How we turned the score into cleanup guidance instead of a deletion list
This was a product decision as much as an algorithmic one.
We refused to present the detector as an automatic delete list. That would have been irresponsible, and it would have encouraged the wrong behavior. The right output is a prioritized review queue with confidence tiers and cleanup-impact estimates.
The practical categories are:
- Probably safe to ignore: low priority for cleanup, useful for keeping agents away from irrelevant files.
- Quiet but active: do not touch based on silence alone.
- Suspiciously quiet: inspect next, because the graph and history disagree.
- Needs review: high structural importance or ambiguous signals.
The point is not to tell someone “delete foo.py.” The point is to tell them “this file is a good candidate for human review, and this other file can stay out of the way.”
That matters because cleanup work is rarely isolated. A dead file can be harmless, but a file that looks dead can still be the only place a boundary is enforced, a contract is adapted, or a legacy integration is kept alive.
So the detector gives you a ranking, a confidence tier, and an estimated cleanup impact. It does not pretend to know the future.
How detector output becomes better agent context
This is where the dead-code detector stops being a cleanup toy and starts being agent infrastructure.
If an AI agent is trying to answer a question about a repo, the worst thing you can do is let it reread irrelevant files. The detector helps shrink the search space before the agent starts wandering. That means fewer files read, fewer tool calls, and less time spent rediscovering what the repo already knows.
In our workflow, the ranking feeds agent context selection. A get_dead_code-style query surfaces the ranked list. A get_context-style query can then pull ownership, freshness, symbols, and surrounding community for the files that deserve attention. The point is to keep the agent from treating every file as equally plausible.
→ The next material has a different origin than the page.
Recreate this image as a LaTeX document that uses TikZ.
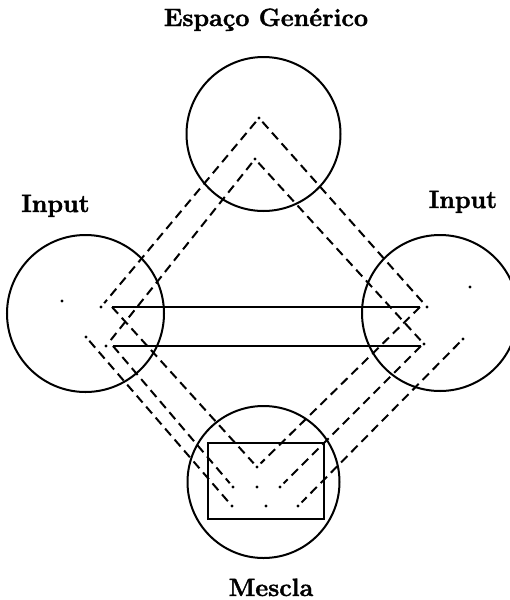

The hooks matter here too. A PreToolUse hook can intercept Grep or Glob and inject the top related files from the local graph before the agent expands its search. That means the agent starts with context instead of rediscovering it by brute force. A PostToolUse hook can notice when a commit makes the wiki stale and tell the agent to refresh its assumptions.
That is a better use of code hotspot detection than a delete button. It helps agents avoid rereading dead ends, and it helps humans review the right files first.
DEAD CODE RANKING IN THE AGENT LOOP
codebase intelligence platform
FAQ
How do you detect dead code without deleting the wrong file?
You do not try to prove deadness as a binary fact. You rank files by structural importance and history signals, then separate probably safe to ignore from quiet but active and suspiciously quiet. That keeps humans in the loop and makes false positives visible before anyone deletes anything.
Why is dead-code detection a ranking problem instead of a boolean check?
Because code lives under uncertainty. A file can be quiet because it is dead, or because it is generated, stable, boundary-adjacent, or only touched during rare workflows. Ranking lets you express that ambiguity instead of collapsing it into a yes/no label that creates bad cleanup decisions.
How does git history improve code hotspot detection?
Git history adds the temporal signal that the import graph cannot provide. Churn, recency, ownership concentration, and co-change patterns tell you whether a quiet file is actually inactive or just low-traffic. That is what separates dead from merely quiet.
Can PageRank find dead code in a codebase?
Not by itself. pagerank over the import graph is good at finding structurally important code, which is useful, but it cannot tell you whether a quiet file is dead, generated, or load-bearing in a rare path. It is a first pass, not a final judgment.
What should an engineering team do with dead-code detector output?
Use it to prioritize review, guide cleanup, and shrink agent search space. Treat the output as confidence-ranked attention guidance, not an automatic delete list. The best outcome is fewer files read and better decisions, even when nothing is removed.